CS Faculty Earn Promotions in 2006
05-29-2006
Congratulations to Professors Walid Aref, Ananth Grama and Zhiyuan Li! Each has worked hard to earn a promotion to full professor. These positions will become effective on July 1, 2006.
Professor Walid Aref came to Purdue in 1999 from Panasonic Information and Networking Technologies Labs in Princeton, New Jersey. He received his PhD in computer science from the University of Maryland and his MSc and BSc in computer science from Alexandria University in Egypt. His research interests are in developing database technologies for emerging applications, e.g., spatial, spatio-temporal, multimedia, genomics, and sensor databases. Professor Aref is also interested in indexing, data mining, and geographic information systems (GIS).
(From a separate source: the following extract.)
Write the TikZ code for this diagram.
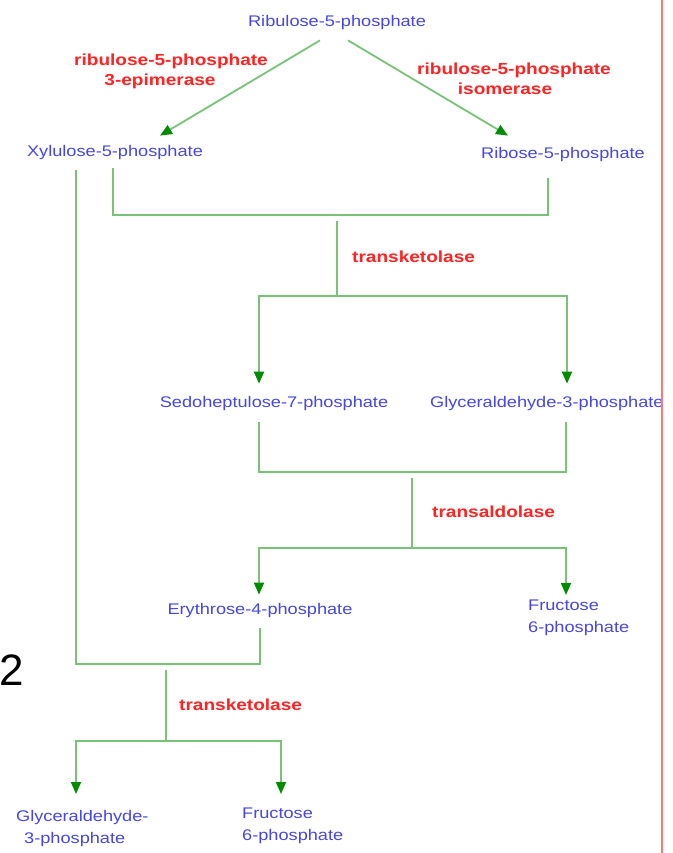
\documentclass[tikz,border=0pt]{standalone}
\usepackage{fontspec}
\setmainfont{Liberation Sans}
\newfontfamily\metfont[FakeStretch=1.18]{Liberation Sans}
\newfontfamily\enzfont[FakeStretch=1.19]{Liberation Sans Bold}
\usetikzlibrary{arrows.meta}
\definecolor{metblue}{RGB}{70,70,235}
\definecolor{enzred}{RGB}{255,35,35}
\definecolor{lgreen}{RGB}{120,195,120}
\definecolor{dgreen}{RGB}{0,140,0}
\definecolor{redline}{RGB}{255,120,120}
\begin{document}
\begin{tikzpicture}[x=1pt,y=-1pt,
  met/.style={text=metblue,font=\metfont\fontsize{15.4}{22}\selectfont,inner sep=0pt},
  enz/.style={text=enzred,font=\enzfont\fontsize{16}{20}\selectfont,inner sep=0pt,align=center},
  link/.style={draw=lgreen,line width=1.8pt},
  flow/.style={link,-{Triangle[width=10pt,length=12pt,color=dgreen]}}]
\useasboundingbox[fill=white] (0,0) rectangle (672,853);
\begin{scope}
\clip (0,0) rectangle (661,853);
% metabolites
\node[met] (ru5p) at (337,23) {Ribulose-5-phosphate};
\node[met] (xu5p) at (115,153) {Xylulose-5-phosphate};
\node[met] (r5p) at (563,155) {Ribose-5-phosphate};
\node[met] (s7p) at (274,404) {Sedoheptulose-7-phosphate};
\node[met,anchor=west] (g3p) at (430,404) {Glyceraldehyde-3-phosphate};
\node[met] (e4p) at (260,611) {Erythrose-4-phosphate};
\node[met,align=left,anchor=north west] (f6p) at (528,600) {Fructose\\6-phosphate};
\node[met,align=left,anchor=north west] (g3pb) at (16,810) {Glyceraldehyde-\\\hspace*{8pt}3-phosphate};
\node[met,align=left,anchor=north west] (f6pb) at (242,808) {Fructose\\6-phosphate};
% enzymes
\node[enz,anchor=north] (epi) at (171,54) {ribulose-5-phosphate\\3-epimerase\hspace*{22pt}};
\node[enz,anchor=north] (iso) at (514,63) {ribulose-5-phosphate\\isomerase\hspace*{18pt}};
\node[enz,anchor=west] (tk1) at (352,257) {transketolase};
\node[enz,anchor=west] (ta) at (432,512) {transaldolase};
\node[enz,anchor=west] (tk2) at (179,705) {transketolase};
% junctions
\coordinate (b1) at (337,215);
\coordinate (b2) at (337,296);
\coordinate (c1) at (412,472);
\coordinate (c2) at (412,548);
\coordinate (d1) at (166,664);
\coordinate (d2) at (166,741);
% connectors
\draw[flow] ([shift={(-17,10)}]ru5p.south) -- ([shift={(45,-10)}]xu5p.north);
\draw[flow] ([shift={(11,10)}]ru5p.south) -- ([shift={(-55,-12)}]r5p.north);
\draw[link] ([shift={(-2,8)}]xu5p.south) |- (b1) -| ([shift={(-15,16)}]r5p.south);
\draw[link] ([yshift=-6pt]b1) -- (b2);
\draw[flow] (b2) -| ([shift={(-15,-13)}]s7p.north);
\draw[flow] (b2) -| ([shift={(137,-13)}]g3p.north west);
\draw[link] ([shift={(-15,11)}]s7p.south) |- (c1) -| ([shift={(136,11)}]g3p.south west);
\draw[link] ([yshift=-6pt]c1) -- (c2);
\draw[flow] (c2) -| ([shift={(-1,-9)}]e4p.north);
\draw[flow] (c2) -| ([shift={(38,-5)}]f6p.north west);
\draw[link] ([shift={(-39,10)}]xu5p.south) |- (d1) -| ([shift={(0,10)}]e4p.south);
\draw[link] ([yshift=-6pt]d1) -- (d2);
\draw[flow] (d2) -| ([shift={(60,-16)}]g3pb.north west);
\draw[flow] (d2) -| ([shift={(39,-14)}]f6pb.north west);
% side number
\node[inner sep=0pt,anchor=west,font=\fontsize{44}{44}\selectfont] (two) at (-1,670) {2};
\end{scope}
\draw[redline,line width=2pt] (662,0) -- (662,853);
\end{tikzpicture}
\end{document}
He received the CAREER award from the National Science Foundation in 2001 and a Purdue University Faculty Scholar award in 2004.
Professor Ananth Grama came to Purdue in 1996 from the University of Minnesota. He also earned his PhD in computer science that year from the University of Minnesota. He received his MS in computer engineering from Wayne State University in 1990 and his BE in computer science and technology in 1989 from the University of Roorkee. Professor Grama's research interests span the areas of parallel and distributed computing architectures, algorithms, and applications. Professor Grama co-authored Introduction to Parallel Computing: Design and Analysis of Algorithms, and has been named an Outstanding Teacher by the College of Science. He earned a University Faculty Scholar award in 2002, and an NSF CAREER Award in 1998.
Professor Zhiyuan Li came to Purdue in 1997 from the Intel Microprocessor Technology Lab. He received his PhD in computer science in 1989 and his MS in computer science in 1985 from the University of Illinois, Urbana. He earned his BS in Mathematics at the Xiamen University in China. Professor Zhiyuan Li has led a group to design and implement an interprocedural parallelizing Fortran compiler, called Panorama, which performs highly efficient array data flow analysis to enable aggressive loop parallelization and locality-enhancement program transformations. He received the University Faculty Scholar award in 2005, the NSF CAREER award in 1995, and the NSF Research Initiation Award in 1992.